=== STATED TASK ===
Leaving the pictures aside, transcribe every line below exactly.
____
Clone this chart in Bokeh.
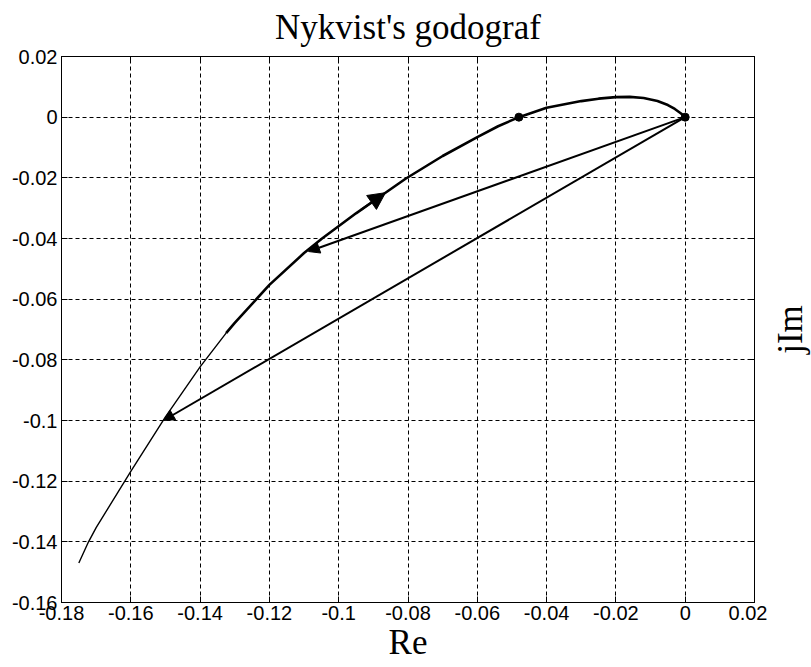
import math
from bokeh.plotting import figure
from bokeh.layouts import row
from bokeh.models import (Range1d, FixedTicker, LinearAxis, Arrow, NormalHead,
                          ColumnDataSource)
from bokeh.embed import file_html
from bokeh.resources import INLINE

# ---- data ----
x_ticks = [-0.18, -0.16, -0.14, -0.12, -0.10, -0.08, -0.06, -0.04, -0.02, 0.0, 0.02]
x_tick_labels = ["-0.18", "-0.16", "-0.14", "-0.12", "-0.1", "-0.08", "-0.06",
                 "-0.04", "-0.02", "0", "0.02"]
y_ticks = [-0.16, -0.14, -0.12, -0.10, -0.08, -0.06, -0.04, -0.02, 0.0, 0.02]
y_tick_labels = ["-0.16", "-0.14", "-0.12", "-0.1", "-0.08", "-0.06", "-0.04",
                 "-0.02", "0", "0.02"]

# Nyquist curve, lower (thin) part
low_re = [-0.175, -0.1722, -0.170, -0.160, -0.150, -0.140, -0.1325]
low_im = [-0.147, -0.140, -0.1353, -0.1168, -0.0988, -0.0823, -0.0712]
# Nyquist curve, upper (thick) part
up_re = [-0.1325, -0.130, -0.120, -0.110, -0.1048, -0.095, -0.0865, -0.0807,
         -0.070, -0.060, -0.054, -0.048, -0.040, -0.030, -0.025, -0.020,
         -0.016, -0.012, -0.008, -0.005, -0.003, -0.0012, 0.0]
up_im = [-0.0712, -0.0678, -0.0553, -0.0448, -0.040, -0.0317, -0.0249, -0.0203,
         -0.0128, -0.0066, -0.0030, 0.0, 0.0031, 0.0053, 0.0061, 0.0066,
         0.0067, 0.0063, 0.0053, 0.0040, 0.0027, 0.0012, 0.0]

# marked points
dot_re = [0.0, -0.048]
dot_im = [0.0, 0.0]

# vectors from origin
vec_end_re = [-0.1087, -0.1506]
vec_end_im = [-0.0443, -0.100]

# direction arrow on the curve
dir_start_re = [-0.0935]
dir_start_im = [-0.0305]
dir_end_re = [-0.0865]
dir_end_im = [-0.0249]

title_text = "Nykvist's godograf"
x_label = "Re"
y_label = "jIm"

tick_font = "Liberation Sans"
serif = "Liberation Serif"

# ---- main figure ----
p = figure(width=767, height=667, output_backend="svg", toolbar_location=None,
           x_range=Range1d(-0.18, 0.02), y_range=Range1d(-0.16, 0.02),
           min_border_left=61, min_border_right=13, min_border_top=56,
           min_border_bottom=65)
p.background_fill_color = "white"
p.border_fill_color = "white"
p.outline_line_color = "black"
p.outline_line_width = 1

xt = FixedTicker(ticks=x_ticks)
yt = FixedTicker(ticks=y_ticks)

xa = p.xaxis[0]
xa.ticker = xt
xa.major_label_overrides = {v: s for v, s in zip(x_ticks, x_tick_labels)}
ya = p.yaxis[0]
ya.ticker = yt
ya.major_label_overrides = {v: s for v, s in zip(y_ticks, y_tick_labels)}

for ax in (xa, ya):
    ax.major_label_text_font = tick_font
    ax.major_label_text_font_size = "20px"
    ax.major_label_text_color = "black"
    ax.major_tick_in = 6
    ax.major_tick_out = 0
    ax.minor_tick_in = 0
    ax.minor_tick_out = 0
    ax.axis_line_color = "black"
    ax.major_tick_line_color = "black"
    ax.axis_label_text_font = serif
    ax.axis_label_text_font_size = "35px"
    ax.axis_label_text_font_style = "normal"
    ax.axis_label_text_color = "black"

xa.axis_label = x_label
xa.major_label_standoff = 3
xa.axis_label_standoff = 0
ya.major_label_standoff = 4

top_ax = LinearAxis(ticker=xt, major_label_overrides={v: "" for v in x_ticks},
                    major_tick_in=6, major_tick_out=0, minor_tick_in=0,
                    minor_tick_out=0, major_label_text_font_size="1px",
                    major_label_standoff=0)
p.add_layout(top_ax, "above")

right_ax = LinearAxis(ticker=yt, major_label_overrides={v: "" for v in y_ticks},
                      major_tick_in=6, major_tick_out=0, minor_tick_in=0,
                      minor_tick_out=0, major_label_text_font_size="1px",
                      major_label_standoff=0)
p.add_layout(right_ax, "right")

p.xgrid.ticker = xt
p.ygrid.ticker = yt
for g in (p.xgrid, p.ygrid):
    g.grid_line_color = "black"
    g.grid_line_width = 1
    g.grid_line_dash = "4 3"
    g.grid_line_alpha = 1.0

p.title.text = title_text
p.title.text_font = serif
p.title.text_font_size = "35px"
p.title.text_font_style = "normal"
p.title.text_color = "black"
p.title.align = "center"
p.title.offset = 16
p.title.standoff = 15
p.title.vertical_align = "top"

# curve
p.line(low_re, low_im, line_color="black", line_width=1.4)
p.line(up_re, up_im, line_color="black", line_width=2.6)

# vectors from origin
vsrc = ColumnDataSource(dict(xs=[0.0] * len(vec_end_re), ys=[0.0] * len(vec_end_im),
                             xe=vec_end_re, ye=vec_end_im))
p.add_layout(Arrow(end=NormalHead(size=11, fill_color="black", line_color="black",
                                  line_width=1),
                   x_start="xs", y_start="ys", x_end="xe", y_end="ye",
                   source=vsrc, line_color="black", line_width=2))

# direction arrow
dsrc = ColumnDataSource(dict(xs=dir_start_re, ys=dir_start_im,
                             xe=dir_end_re, ye=dir_end_im))
p.add_layout(Arrow(end=NormalHead(size=17, fill_color="black", line_color="black",
                                  line_width=1),
                   x_start="xs", y_start="ys", x_end="xe", y_end="ye",
                   source=dsrc, line_color="black", line_width=2))

p.scatter(dot_re, dot_im, size=8, color="black")

# ---- side strip carrying the vertical "jIm" label ----
s = figure(width=44, height=667, output_backend="svg", toolbar_location=None,
           x_range=Range1d(0, 1), y_range=Range1d(-0.16, 0.02),
           min_border_left=0, min_border_right=0, min_border_top=56,
           min_border_bottom=65, x_axis_location=None)
s.outline_line_color = None
s.background_fill_color = "white"
s.border_fill_color = "white"
s.grid.visible = False
sa = s.yaxis[0]
sa.axis_label = y_label
sa.axis_label_text_font = serif
sa.axis_label_text_font_size = "35px"
sa.axis_label_text_font_style = "normal"
sa.axis_label_text_color = "black"
sa.axis_label_standoff = 0
sa.major_tick_in = 0
sa.major_tick_out = 0
sa.minor_tick_in = 0
sa.minor_tick_out = 0
sa.axis_line_color = None
sa.major_label_text_font_size = "0px"
sa.major_label_standoff = 0
sa.major_label_overrides = {v: "" for v in y_ticks}
sa.ticker = FixedTicker(ticks=y_ticks)

layout = row(p, s, spacing=0)
open("out.html", "w").write(file_html(layout, INLINE))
____
=== EXERCISE OUTPUT ===
Clone this chart in Bokeh.
import math
from bokeh.plotting import figure
from bokeh.layouts import row
from bokeh.models import (Range1d, FixedTicker, LinearAxis, Arrow, NormalHead,
                          ColumnDataSource)
from bokeh.embed import file_html
from bokeh.resources import INLINE

# ---- data ----
x_ticks = [-0.18, -0.16, -0.14, -0.12, -0.10, -0.08, -0.06, -0.04, -0.02, 0.0, 0.02]
x_tick_labels = ["-0.18", "-0.16", "-0.14", "-0.12", "-0.1", "-0.08", "-0.06",
                 "-0.04", "-0.02", "0", "0.02"]
y_ticks = [-0.16, -0.14, -0.12, -0.10, -0.08, -0.06, -0.04, -0.02, 0.0, 0.02]
y_tick_labels = ["-0.16", "-0.14", "-0.12", "-0.1", "-0.08", "-0.06", "-0.04",
                 "-0.02", "0", "0.02"]

# Nyquist curve, lower (thin) part
low_re = [-0.175, -0.1722, -0.170, -0.160, -0.150, -0.140, -0.1325]
low_im = [-0.147, -0.140, -0.1353, -0.1168, -0.0988, -0.0823, -0.0712]
# Nyquist curve, upper (thick) part
up_re = [-0.1325, -0.130, -0.120, -0.110, -0.1048, -0.095, -0.0865, -0.0807,
         -0.070, -0.060, -0.054, -0.048, -0.040, -0.030, -0.025, -0.020,
         -0.016, -0.012, -0.008, -0.005, -0.003, -0.0012, 0.0]
up_im = [-0.0712, -0.0678, -0.0553, -0.0448, -0.040, -0.0317, -0.0249, -0.0203,
         -0.0128, -0.0066, -0.0030, 0.0, 0.0031, 0.0053, 0.0061, 0.0066,
         0.0067, 0.0063, 0.0053, 0.0040, 0.0027, 0.0012, 0.0]

# marked points
dot_re = [0.0, -0.048]
dot_im = [0.0, 0.0]

# vectors from origin
vec_end_re = [-0.1087, -0.1506]
vec_end_im = [-0.0443, -0.100]

# direction arrow on the curve
dir_start_re = [-0.0935]
dir_start_im = [-0.0305]
dir_end_re = [-0.0865]
dir_end_im = [-0.0249]

title_text = "Nykvist's godograf"
x_label = "Re"
y_label = "jIm"

tick_font = "Liberation Sans"
serif = "Liberation Serif"

# ---- main figure ----
p = figure(width=767, height=667, output_backend="svg", toolbar_location=None,
           x_range=Range1d(-0.18, 0.02), y_range=Range1d(-0.16, 0.02),
           min_border_left=61, min_border_right=13, min_border_top=56,
           min_border_bottom=65)
p.background_fill_color = "white"
p.border_fill_color = "white"
p.outline_line_color = "black"
p.outline_line_width = 1

xt = FixedTicker(ticks=x_ticks)
yt = FixedTicker(ticks=y_ticks)

xa = p.xaxis[0]
xa.ticker = xt
xa.major_label_overrides = {v: s for v, s in zip(x_ticks, x_tick_labels)}
ya = p.yaxis[0]
ya.ticker = yt
ya.major_label_overrides = {v: s for v, s in zip(y_ticks, y_tick_labels)}

for ax in (xa, ya):
    ax.major_label_text_font = tick_font
    ax.major_label_text_font_size = "20px"
    ax.major_label_text_color = "black"
    ax.major_tick_in = 6
    ax.major_tick_out = 0
    ax.minor_tick_in = 0
    ax.minor_tick_out = 0
    ax.axis_line_color = "black"
    ax.major_tick_line_color = "black"
    ax.axis_label_text_font = serif
    ax.axis_label_text_font_size = "35px"
    ax.axis_label_text_font_style = "normal"
    ax.axis_label_text_color = "black"

xa.axis_label = x_label
xa.major_label_standoff = 3
xa.axis_label_standoff = 0
ya.major_label_standoff = 4

top_ax = LinearAxis(ticker=xt, major_label_overrides={v: "" for v in x_ticks},
                    major_tick_in=6, major_tick_out=0, minor_tick_in=0,
                    minor_tick_out=0, major_label_text_font_size="1px",
                    major_label_standoff=0)
p.add_layout(top_ax, "above")

right_ax = LinearAxis(ticker=yt, major_label_overrides={v: "" for v in y_ticks},
                      major_tick_in=6, major_tick_out=0, minor_tick_in=0,
                      minor_tick_out=0, major_label_text_font_size="1px",
                      major_label_standoff=0)
p.add_layout(right_ax, "right")

p.xgrid.ticker = xt
p.ygrid.ticker = yt
for g in (p.xgrid, p.ygrid):
    g.grid_line_color = "black"
    g.grid_line_width = 1
    g.grid_line_dash = "4 3"
    g.grid_line_alpha = 1.0

p.title.text = title_text
p.title.text_font = serif
p.title.text_font_size = "35px"
p.title.text_font_style = "normal"
p.title.text_color = "black"
p.title.align = "center"
p.title.offset = 16
p.title.standoff = 15
p.title.vertical_align = "top"

# curve
p.line(low_re, low_im, line_color="black", line_width=1.4)
p.line(up_re, up_im, line_color="black", line_width=2.6)

# vectors from origin
vsrc = ColumnDataSource(dict(xs=[0.0] * len(vec_end_re), ys=[0.0] * len(vec_end_im),
                             xe=vec_end_re, ye=vec_end_im))
p.add_layout(Arrow(end=NormalHead(size=11, fill_color="black", line_color="black",
                                  line_width=1),
                   x_start="xs", y_start="ys", x_end="xe", y_end="ye",
                   source=vsrc, line_color="black", line_width=2))

# direction arrow
dsrc = ColumnDataSource(dict(xs=dir_start_re, ys=dir_start_im,
                             xe=dir_end_re, ye=dir_end_im))
p.add_layout(Arrow(end=NormalHead(size=17, fill_color="black", line_color="black",
                                  line_width=1),
                   x_start="xs", y_start="ys", x_end="xe", y_end="ye",
                   source=dsrc, line_color="black", line_width=2))

p.scatter(dot_re, dot_im, size=8, color="black")

# ---- side strip carrying the vertical "jIm" label ----
s = figure(width=44, height=667, output_backend="svg", toolbar_location=None,
           x_range=Range1d(0, 1), y_range=Range1d(-0.16, 0.02),
           min_border_left=0, min_border_right=0, min_border_top=56,
           min_border_bottom=65, x_axis_location=None)
s.outline_line_color = None
s.background_fill_color = "white"
s.border_fill_color = "white"
s.grid.visible = False
sa = s.yaxis[0]
sa.axis_label = y_label
sa.axis_label_text_font = serif
sa.axis_label_text_font_size = "35px"
sa.axis_label_text_font_style = "normal"
sa.axis_label_text_color = "black"
sa.axis_label_standoff = 0
sa.major_tick_in = 0
sa.major_tick_out = 0
sa.minor_tick_in = 0
sa.minor_tick_out = 0
sa.axis_line_color = None
sa.major_label_text_font_size = "0px"
sa.major_label_standoff = 0
sa.major_label_overrides = {v: "" for v in y_ticks}
sa.ticker = FixedTicker(ticks=y_ticks)

layout = row(p, s, spacing=0)
open("out.html", "w").write(file_html(layout, INLINE))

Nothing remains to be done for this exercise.